The promo itself is simple enough at first glance. Perry and others are seen bouncing around with a playful, high-energy vibe, while Trudeau appears jumping along in the background. That alone would be harmless celebrity noise, but the timing and imagery gave the whole thing a much sharper edge.
What really sparked the chatter was the setting. Perry’s video places her inside a church pew while she sings, “Tonight’s the night I light a match / Throw it hard behind my back / Gonna try to forgive and forget / Light a cigarette and watch it burn.” Those words, paired with a church backdrop, made plenty of viewers think beyond pop music and toward the recent history of church vandalism and arson in Canada.

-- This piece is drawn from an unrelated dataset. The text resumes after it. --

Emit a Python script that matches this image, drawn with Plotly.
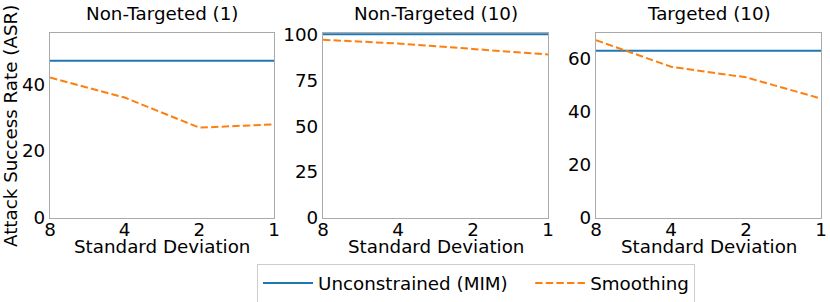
import plotly.graph_objects as go

W, H = 830, 302

std_labels = ["8", "4", "2", "1"]
titles = ["Non-Targeted (1)", "Non-Targeted (10)", "Targeted (10)"]
series_names = ["Unconstrained (MIM)", "Smoothing"]
unconstrained = [
    [47, 47, 47, 47],
    [100, 100, 100, 100],
    [63, 63, 63, 63],
]
smoothing = [
    [42, 36, 27, 28],
    [97, 95, 92, 89],
    [67, 57, 53, 45],
]
y_ranges = [[0, 55.3], [0, 100.7], [0, 69.7]]
y_ticks = [[0, 20, 40], [0, 25, 50, 75, 100], [0, 20, 40, 60]]

# panel pixel boxes (left, right), shared top/bottom
px_x = [(50, 274), (323, 548), (596, 821)]
top_px, bot_px = 33, 218

BLUE = "#1f77b4"
ORANGE = "#ff7f0e"
FONT = "DejaVu Sans"
FS = 18.3

fig = go.Figure()
annotations = []
for i in range(3):
    ax = "" if i == 0 else str(i + 1)
    fig.add_trace(go.Scatter(
        x=std_labels, y=unconstrained[i], mode="lines",
        line=dict(color=BLUE, width=2),
        name=series_names[0] + "&nbsp;&nbsp;&nbsp;", showlegend=(i == 0),
        xaxis="x" + ax, yaxis="y" + ax, cliponaxis=False,
    ))
    fig.add_trace(go.Scatter(
        x=std_labels, y=smoothing[i], mode="lines",
        line=dict(color=ORANGE, width=2, dash="7.4px,3.2px"),
        name=series_names[1], showlegend=(i == 0),
        xaxis="x" + ax, yaxis="y" + ax, cliponaxis=False,
    ))
    l, r = px_x[i]
    dom_x = [l / W, r / W]
    dom_y = [1 - bot_px / H, 1 - top_px / H]
    axis_common = dict(
        showline=True, linecolor="#aaaaaa", linewidth=1.3, mirror=True,
        showgrid=False, zeroline=False, automargin=False,
        tickfont=dict(family=FONT, size=FS, color="black"),
        ticks="", layer="below traces",
    )
    fig.layout["xaxis" + ax] = dict(
        domain=dom_x, anchor="y" + ax, type="category",
        categoryorder="array", categoryarray=std_labels,
        range=[0, 3], ticklabelstandoff=-5, **axis_common,
    )
    fig.layout["yaxis" + ax] = dict(
        domain=dom_y, anchor="x" + ax, range=y_ranges[i],
        tickvals=y_ticks[i], **axis_common,
    )
    cx = (l + r) / 2 / W
    annotations.append(dict(
        text=titles[i], x=cx, y=1 - 13 / H, xref="paper", yref="paper",
        showarrow=False, xanchor="center", yanchor="middle",
        font=dict(family=FONT, size=FS, color="black"),
    ))
    annotations.append(dict(
        text="Standard Deviation", x=cx, y=1 - 246 / H, xref="paper", yref="paper",
        showarrow=False, xanchor="center", yanchor="middle",
        font=dict(family=FONT, size=FS, color="black"),
    ))

annotations.append(dict(
    text="Attack Success Rate (ASR)", x=10 / W, y=1 - 126 / H,
    xref="paper", yref="paper", showarrow=False, textangle=-90,
    xanchor="center", yanchor="middle",
    font=dict(family=FONT, size=FS, color="black"),
))

fig.update_layout(
    width=W, height=H,
    margin=dict(l=0, r=0, t=0, b=0, autoexpand=False),
    paper_bgcolor="white", plot_bgcolor="white",
    annotations=annotations,
    showlegend=True,
    legend=dict(
        orientation="h", x=476 / W, y=1 - 283 / H,
        xanchor="center", yanchor="middle",
        bordercolor="#cccccc", borderwidth=1, bgcolor="white",
        font=dict(family=FONT, size=FS, color="black"),
        itemwidth=50,
    ),
)

fig.write_html("out.html", config={"displayModeBar": False},
               post_script="document.body.style.margin='0';")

That reaction did not come out of nowhere. Since 2021, more than 120 churches in Canada have been burned, vandalized, or otherwise desecrated, with many of the targets being Catholic churches, including churches on Indigenous lands that serve local communities. For a lot of Canadians, those attacks have never felt like distant headlines. They have felt personal, painful, and deeply unsettling.
The church-burning issue has been tangled up with the fallout from the residential school story, which was pushed hard in the media in 2021 and 2022. Claims about children buried in unmarked graves were widely circulated, but years later no mass graves have been found at residential schools. That gap between the original claims and what has actually been uncovered has only sharpened the anger and distrust around the entire debate.

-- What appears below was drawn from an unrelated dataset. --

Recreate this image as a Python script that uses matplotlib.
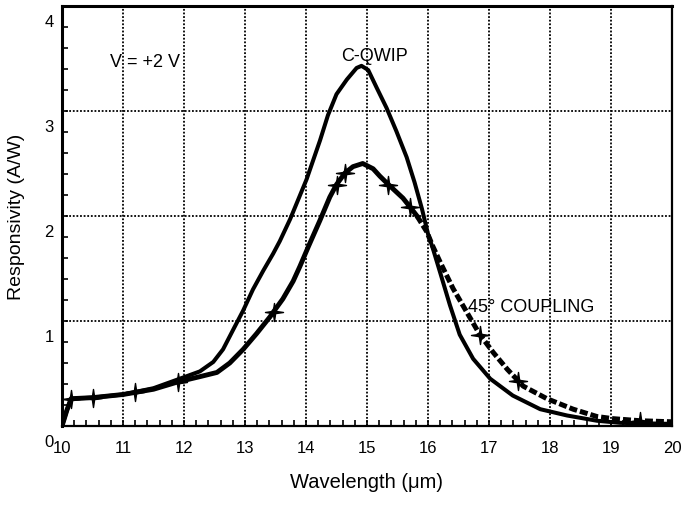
import matplotlib
matplotlib.use("Agg")
import matplotlib.pyplot as plt
import matplotlib.transforms as mtransforms
from matplotlib.path import Path
import numpy as np

plt.rcParams['font.family'] = ['Liberation Sans', 'DejaVu Sans']

# C-QWIP (solid)
cq_x = [10.0, 10.08, 10.15, 10.5, 11.0, 11.5, 11.93, 12.26, 12.48, 12.64, 12.80, 12.97, 13.13,
        13.30, 13.46, 13.57, 13.74, 14.01, 14.23, 14.36, 14.50, 14.67, 14.83, 14.91, 15.02,
        15.16, 15.32, 15.48, 15.65, 15.78, 15.90, 16.0, 16.08, 16.20, 16.36, 16.52, 16.74,
        17.02, 17.39, 17.84, 18.28, 18.77, 19.15, 20.0]
cq_y = [0.0, 0.15, 0.26, 0.27, 0.30, 0.36, 0.45, 0.52, 0.61, 0.73, 0.91, 1.10, 1.30,
        1.48, 1.64, 1.76, 1.97, 2.35, 2.72, 2.96, 3.16, 3.30, 3.41, 3.43, 3.39,
        3.22, 3.03, 2.81, 2.56, 2.32, 2.07, 1.83, 1.69, 1.46, 1.15, 0.87, 0.64,
        0.45, 0.29, 0.16, 0.10, 0.05, 0.03, 0.02]

# 45 deg coupling
cp_x = [10.0, 10.08, 10.15, 10.5, 11.0, 11.2, 11.5, 11.9, 12.26, 12.54, 12.75, 12.97, 13.19,
        13.41, 13.47, 13.62, 13.79, 13.90, 14.04, 14.23, 14.39, 14.5, 14.64, 14.77, 14.93,
        15.10, 15.21, 15.35, 15.59, 15.7, 15.82, 15.98, 16.08, 16.2, 16.41, 16.64, 16.85,
        17.07, 17.30, 17.48, 17.56, 17.95, 18.38, 18.77, 19.03, 19.48, 20.0]
cp_y = [0.0, 0.15, 0.26, 0.27, 0.30, 0.32, 0.35, 0.42, 0.47, 0.51, 0.60, 0.73, 0.88,
        1.04, 1.09, 1.21, 1.38, 1.52, 1.71, 1.96, 2.18, 2.30, 2.41, 2.47, 2.50,
        2.45, 2.38, 2.30, 2.17, 2.09, 2.0, 1.85, 1.71, 1.56, 1.31, 1.08, 0.87,
        0.70, 0.54, 0.43, 0.38, 0.26, 0.16, 0.09, 0.07, 0.05, 0.04]
cp_markers_x = [10.15, 10.5, 11.2, 11.9, 13.47, 14.5, 14.64, 15.35, 15.7, 16.85, 17.48, 19.48]
cp_split_x = 15.82

x_ticks = [10, 11, 12, 13, 14, 15, 16, 17, 18, 19, 20]
y_ticks = [0, 1, 2, 3, 4]

fig = plt.figure(figsize=(6.82, 5.06), dpi=100)
ax = fig.add_axes([62/682, 79/506, (672-62)/682, (427-7)/506])

ax.set_xlim(10, 20)
ax.set_ylim(0, 4)

for xv in x_ticks[1:-1]:
    ax.axvline(xv, color='black', linestyle=(0, (1, 1)), linewidth=1.3, zorder=1)
for yv in y_ticks[1:-1]:
    ax.axhline(yv, color='black', linestyle=(0, (1, 1)), linewidth=1.3, zorder=1)

ax.plot(cq_x, cq_y, color='black', linewidth=2.9, solid_joinstyle='round',
        solid_capstyle='round', zorder=3)

split = cp_x.index(cp_split_x)
mk_idx = [cp_x.index(v) for v in cp_markers_x]
ax.plot(cp_x[:split + 1], cp_y[:split + 1], color='black', linewidth=3.5,
        solid_joinstyle='round', zorder=3)
ax.plot(cp_x[split:], cp_y[split:], color='black', linewidth=3.6,
        linestyle=(0, (1.6, 0.6)), zorder=3)
star = Path.unit_regular_star(4, 0.18)
ax.plot([cp_x[i] for i in mk_idx], [cp_y[i] for i in mk_idx], linestyle='none',
        marker=star, markersize=13, color='black', zorder=4)

ax.set_xticks(x_ticks)
ax.set_yticks(y_ticks)
ax.set_xticks(np.arange(10, 20.01, 0.2), minor=True)
ax.set_yticks(np.arange(0, 4.01, 0.2), minor=True)
ax.tick_params(axis='both', which='major', direction='in', length=4, width=1.2,
               labelsize=12, colors='black')
ax.tick_params(axis='both', which='minor', direction='in', length=4, width=1.2)
ax.tick_params(axis='x', pad=10)
ax.tick_params(axis='y', pad=6)
ax.tick_params(top=False, right=False, which='both')

offset = mtransforms.ScaledTranslation(0, -14/100, fig.dpi_scale_trans)
for lab in ax.get_yticklabels():
    lab.set_transform(lab.get_transform() + offset)

ax.spines['left'].set_linewidth(2.2)
ax.spines['top'].set_linewidth(2.2)
ax.spines['right'].set_linewidth(1.6)
ax.spines['bottom'].set_linewidth(1.6)

ax.set_xlabel('Wavelength (μm)', fontsize=14.5, labelpad=12)
ax.set_ylabel('Responsivity (A/W)', fontsize=14, labelpad=14)

ax.text(11.36, 3.47, 'V = +2 V', fontsize=13, ha='center', va='center')
ax.text(15.13, 3.53, 'C-QWIP', fontsize=13, ha='center', va='center')
ax.text(17.69, 1.14, '45° COUPLING', fontsize=13, ha='center', va='center')

fig.savefig('out.png', dpi=100)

Meanwhile, the attacks on churches did not stop while the public argument dragged on. Instead, the damage kept piling up, and for many people that made the silence around it even louder. The result is a country where people can look at a video with fire imagery and church scenery and immediately think of real buildings that have already gone up in flames.
There is also a wider pattern of religious targeting that has made the situation more tense. Synagogues have faced rising attacks too, especially as the Israel-Palestine conflict has fueled anger across different communities. That broader climate has turned religious sites into symbols in a way that should make everybody uneasy, because once sacred places become political props, things get ugly fast.
Against that backdrop, Trudeau’s appearance in the promo was never going to stay just a celebrity cameo. He has already spent years tied to the political fallout over church burnings and the national conversation around faith, identity, and responsibility. So when he pops up beside a song with burning-language and church imagery, people are going to connect the dots, whether the people involved like it or not.
Canada’s Conservative Party has already moved to respond to the problem on the legal side. In November 2025, Conservative MP Kelly Block introduced Private Member’s Bill C-255, aimed at increasing penalties for criminals convicted of mischief directed at churches. That kind of move reflects how serious the issue has become, especially for people who feel the government has been too slow to defend houses of worship.
For supporters of stronger enforcement, the message is straightforward. Churches are not just buildings, and public figures should understand the weight of putting fire and faith together in the same frame. When a pop promo starts echoing a real-world pattern of attacks, it stops being just entertainment and starts touching a nerve that is already raw.